Supplied records:
# # # # #
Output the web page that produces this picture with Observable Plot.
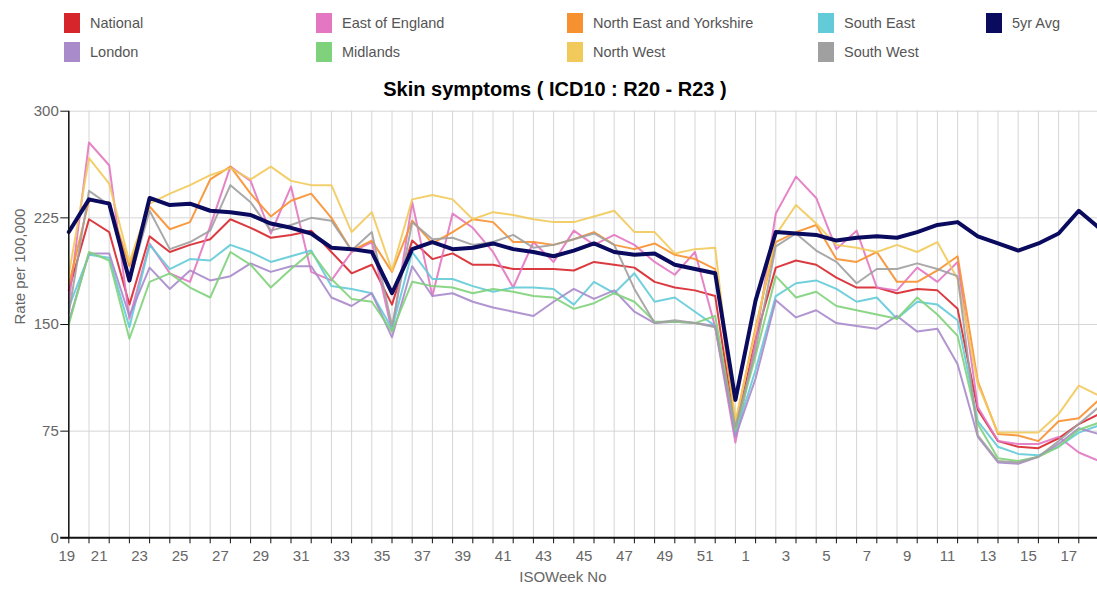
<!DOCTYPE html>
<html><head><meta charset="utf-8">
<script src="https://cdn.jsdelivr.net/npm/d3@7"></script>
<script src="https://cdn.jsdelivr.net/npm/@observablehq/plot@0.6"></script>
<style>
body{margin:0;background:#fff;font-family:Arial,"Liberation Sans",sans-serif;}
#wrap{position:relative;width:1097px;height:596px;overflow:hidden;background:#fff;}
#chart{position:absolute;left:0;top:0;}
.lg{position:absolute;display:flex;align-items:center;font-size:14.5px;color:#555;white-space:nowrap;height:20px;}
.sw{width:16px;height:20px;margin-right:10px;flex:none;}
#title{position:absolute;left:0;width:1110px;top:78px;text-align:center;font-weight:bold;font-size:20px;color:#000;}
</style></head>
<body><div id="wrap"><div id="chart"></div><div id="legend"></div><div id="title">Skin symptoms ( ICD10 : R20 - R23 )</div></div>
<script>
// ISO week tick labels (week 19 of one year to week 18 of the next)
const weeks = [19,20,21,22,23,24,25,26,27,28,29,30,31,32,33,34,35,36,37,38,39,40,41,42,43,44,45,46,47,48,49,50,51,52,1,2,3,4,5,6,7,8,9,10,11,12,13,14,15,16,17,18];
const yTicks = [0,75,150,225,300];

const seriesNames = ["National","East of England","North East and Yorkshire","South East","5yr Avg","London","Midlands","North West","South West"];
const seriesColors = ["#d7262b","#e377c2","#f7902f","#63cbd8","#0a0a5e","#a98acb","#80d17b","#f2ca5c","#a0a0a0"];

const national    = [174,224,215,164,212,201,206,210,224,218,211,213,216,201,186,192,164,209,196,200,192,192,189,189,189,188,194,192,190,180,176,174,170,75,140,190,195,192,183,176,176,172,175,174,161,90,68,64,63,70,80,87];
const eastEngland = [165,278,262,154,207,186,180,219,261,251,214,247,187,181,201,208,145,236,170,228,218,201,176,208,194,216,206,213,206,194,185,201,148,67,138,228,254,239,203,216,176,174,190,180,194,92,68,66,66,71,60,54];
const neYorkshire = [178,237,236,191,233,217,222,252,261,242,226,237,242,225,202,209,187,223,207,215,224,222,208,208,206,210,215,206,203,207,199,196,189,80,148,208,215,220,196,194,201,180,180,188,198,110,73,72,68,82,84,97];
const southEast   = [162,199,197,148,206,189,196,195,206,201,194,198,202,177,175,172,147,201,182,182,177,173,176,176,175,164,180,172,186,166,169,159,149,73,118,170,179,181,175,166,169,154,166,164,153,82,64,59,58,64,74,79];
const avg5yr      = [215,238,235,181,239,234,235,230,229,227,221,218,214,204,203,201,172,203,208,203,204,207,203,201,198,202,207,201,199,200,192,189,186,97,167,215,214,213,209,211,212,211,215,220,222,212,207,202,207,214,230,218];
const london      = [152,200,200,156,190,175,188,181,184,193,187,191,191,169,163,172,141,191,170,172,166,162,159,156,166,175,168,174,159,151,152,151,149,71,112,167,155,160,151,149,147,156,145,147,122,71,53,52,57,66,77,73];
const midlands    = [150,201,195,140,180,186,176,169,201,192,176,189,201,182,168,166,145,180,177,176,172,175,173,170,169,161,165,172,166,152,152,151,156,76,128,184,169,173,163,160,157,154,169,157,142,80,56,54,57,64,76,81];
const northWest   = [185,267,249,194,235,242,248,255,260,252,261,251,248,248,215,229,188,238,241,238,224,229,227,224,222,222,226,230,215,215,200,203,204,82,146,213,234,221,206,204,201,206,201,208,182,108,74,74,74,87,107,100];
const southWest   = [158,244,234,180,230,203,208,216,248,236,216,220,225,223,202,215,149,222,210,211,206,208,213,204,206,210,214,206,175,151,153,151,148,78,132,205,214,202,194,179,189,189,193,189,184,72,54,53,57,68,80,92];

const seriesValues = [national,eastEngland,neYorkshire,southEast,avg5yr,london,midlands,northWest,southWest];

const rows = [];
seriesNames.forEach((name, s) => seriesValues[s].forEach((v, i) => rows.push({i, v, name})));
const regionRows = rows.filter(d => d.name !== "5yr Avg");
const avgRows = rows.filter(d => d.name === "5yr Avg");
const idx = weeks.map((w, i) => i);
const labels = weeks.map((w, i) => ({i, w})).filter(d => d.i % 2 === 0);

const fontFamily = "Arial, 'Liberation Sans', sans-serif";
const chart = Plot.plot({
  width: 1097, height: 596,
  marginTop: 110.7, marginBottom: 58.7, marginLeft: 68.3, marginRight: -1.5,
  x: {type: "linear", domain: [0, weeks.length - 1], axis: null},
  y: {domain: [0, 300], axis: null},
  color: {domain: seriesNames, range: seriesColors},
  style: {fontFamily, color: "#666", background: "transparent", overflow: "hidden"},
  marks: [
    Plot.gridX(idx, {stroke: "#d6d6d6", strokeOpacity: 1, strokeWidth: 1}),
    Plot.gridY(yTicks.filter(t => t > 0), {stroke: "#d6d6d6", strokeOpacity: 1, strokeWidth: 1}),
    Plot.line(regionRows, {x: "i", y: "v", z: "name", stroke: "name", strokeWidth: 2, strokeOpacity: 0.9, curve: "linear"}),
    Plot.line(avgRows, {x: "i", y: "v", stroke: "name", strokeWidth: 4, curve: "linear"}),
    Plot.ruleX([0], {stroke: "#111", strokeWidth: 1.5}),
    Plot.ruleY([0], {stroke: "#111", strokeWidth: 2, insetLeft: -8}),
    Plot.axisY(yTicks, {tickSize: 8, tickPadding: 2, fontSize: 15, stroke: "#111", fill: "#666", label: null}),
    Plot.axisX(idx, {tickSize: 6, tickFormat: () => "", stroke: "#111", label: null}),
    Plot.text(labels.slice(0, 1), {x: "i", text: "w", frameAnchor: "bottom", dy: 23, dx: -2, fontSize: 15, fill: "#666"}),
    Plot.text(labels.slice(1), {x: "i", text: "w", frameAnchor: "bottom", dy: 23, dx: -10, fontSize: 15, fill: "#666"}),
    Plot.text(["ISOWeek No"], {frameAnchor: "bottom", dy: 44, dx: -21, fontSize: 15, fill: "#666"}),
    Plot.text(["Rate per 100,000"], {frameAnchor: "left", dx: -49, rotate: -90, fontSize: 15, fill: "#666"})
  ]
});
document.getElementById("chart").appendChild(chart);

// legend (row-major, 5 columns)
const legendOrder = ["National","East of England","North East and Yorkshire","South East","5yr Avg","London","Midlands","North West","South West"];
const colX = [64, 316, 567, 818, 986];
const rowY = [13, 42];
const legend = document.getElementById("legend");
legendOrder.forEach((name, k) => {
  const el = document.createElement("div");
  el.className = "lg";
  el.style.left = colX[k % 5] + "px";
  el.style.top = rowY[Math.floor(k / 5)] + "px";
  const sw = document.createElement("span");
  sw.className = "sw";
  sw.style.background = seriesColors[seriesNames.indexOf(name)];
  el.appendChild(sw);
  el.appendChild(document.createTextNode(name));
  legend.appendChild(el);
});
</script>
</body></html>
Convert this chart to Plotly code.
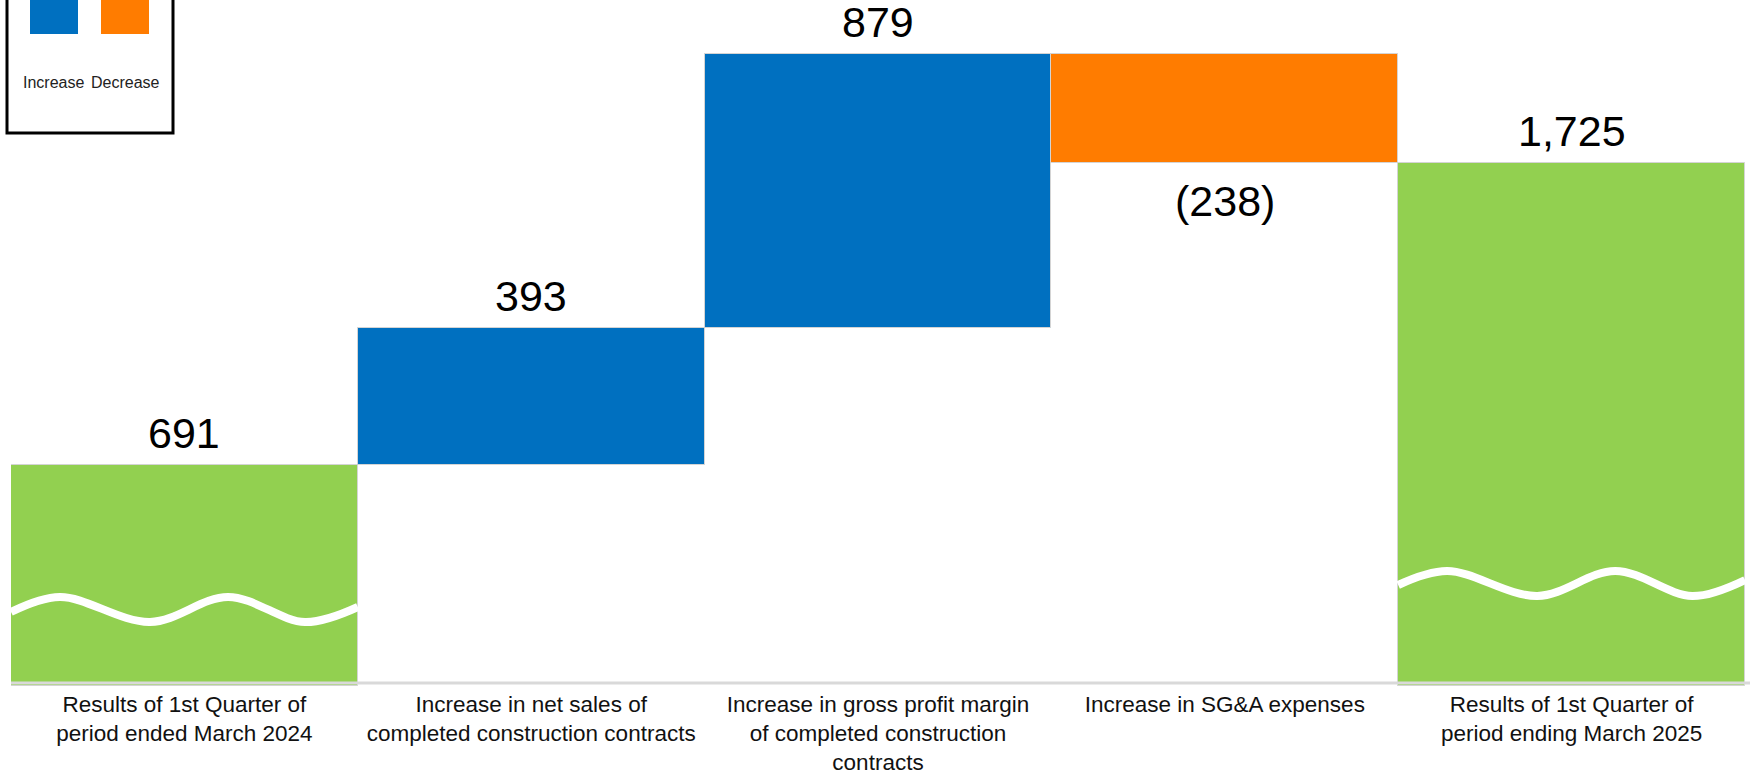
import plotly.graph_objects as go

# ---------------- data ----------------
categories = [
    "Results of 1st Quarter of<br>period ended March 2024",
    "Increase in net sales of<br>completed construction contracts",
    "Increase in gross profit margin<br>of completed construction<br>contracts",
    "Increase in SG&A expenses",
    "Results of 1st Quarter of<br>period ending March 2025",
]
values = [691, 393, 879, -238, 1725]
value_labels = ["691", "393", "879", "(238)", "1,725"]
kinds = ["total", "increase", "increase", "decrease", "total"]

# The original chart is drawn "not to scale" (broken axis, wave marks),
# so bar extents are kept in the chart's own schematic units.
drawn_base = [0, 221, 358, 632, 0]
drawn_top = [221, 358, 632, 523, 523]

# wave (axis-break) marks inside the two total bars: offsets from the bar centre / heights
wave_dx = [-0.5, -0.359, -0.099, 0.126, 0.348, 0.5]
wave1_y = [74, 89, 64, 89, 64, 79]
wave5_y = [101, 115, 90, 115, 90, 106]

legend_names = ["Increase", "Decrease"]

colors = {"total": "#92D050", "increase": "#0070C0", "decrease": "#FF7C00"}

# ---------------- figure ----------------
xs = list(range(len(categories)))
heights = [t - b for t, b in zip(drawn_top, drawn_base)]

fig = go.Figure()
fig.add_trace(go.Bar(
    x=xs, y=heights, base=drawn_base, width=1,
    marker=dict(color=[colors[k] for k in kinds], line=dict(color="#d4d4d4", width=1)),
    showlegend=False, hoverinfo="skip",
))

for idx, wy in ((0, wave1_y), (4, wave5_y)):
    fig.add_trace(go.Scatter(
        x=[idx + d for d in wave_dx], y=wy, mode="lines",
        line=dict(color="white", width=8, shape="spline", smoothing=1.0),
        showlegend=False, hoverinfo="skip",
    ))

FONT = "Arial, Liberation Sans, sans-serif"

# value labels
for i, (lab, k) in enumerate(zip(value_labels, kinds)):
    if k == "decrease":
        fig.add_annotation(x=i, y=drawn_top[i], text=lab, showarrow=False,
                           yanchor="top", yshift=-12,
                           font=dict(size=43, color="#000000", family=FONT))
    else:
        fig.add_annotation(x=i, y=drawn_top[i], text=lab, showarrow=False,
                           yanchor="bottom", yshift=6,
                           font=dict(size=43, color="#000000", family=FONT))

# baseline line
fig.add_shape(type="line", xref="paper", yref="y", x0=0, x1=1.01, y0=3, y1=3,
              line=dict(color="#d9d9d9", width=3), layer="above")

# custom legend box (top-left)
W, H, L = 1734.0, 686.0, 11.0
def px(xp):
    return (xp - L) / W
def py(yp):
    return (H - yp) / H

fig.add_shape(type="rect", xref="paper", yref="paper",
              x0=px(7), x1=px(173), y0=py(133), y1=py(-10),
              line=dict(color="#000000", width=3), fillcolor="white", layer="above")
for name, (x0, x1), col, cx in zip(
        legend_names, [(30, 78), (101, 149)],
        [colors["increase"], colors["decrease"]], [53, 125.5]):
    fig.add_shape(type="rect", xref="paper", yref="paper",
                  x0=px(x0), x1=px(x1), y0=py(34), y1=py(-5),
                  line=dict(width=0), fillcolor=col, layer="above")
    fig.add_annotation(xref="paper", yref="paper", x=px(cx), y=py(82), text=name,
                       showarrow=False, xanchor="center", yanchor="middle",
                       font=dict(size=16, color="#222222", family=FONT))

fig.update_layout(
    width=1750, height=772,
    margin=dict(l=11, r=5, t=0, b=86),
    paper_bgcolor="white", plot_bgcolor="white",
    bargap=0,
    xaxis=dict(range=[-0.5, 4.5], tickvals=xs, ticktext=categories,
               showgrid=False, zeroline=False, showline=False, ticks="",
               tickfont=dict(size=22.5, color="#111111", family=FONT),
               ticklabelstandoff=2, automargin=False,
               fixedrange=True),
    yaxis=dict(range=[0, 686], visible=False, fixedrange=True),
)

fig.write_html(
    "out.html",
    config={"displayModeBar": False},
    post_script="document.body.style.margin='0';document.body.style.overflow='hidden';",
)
# # # # #
Written task:
Some lines of the records may hold the word "chart". How many do? Answer with a number and nothing else.

Finished answer:
7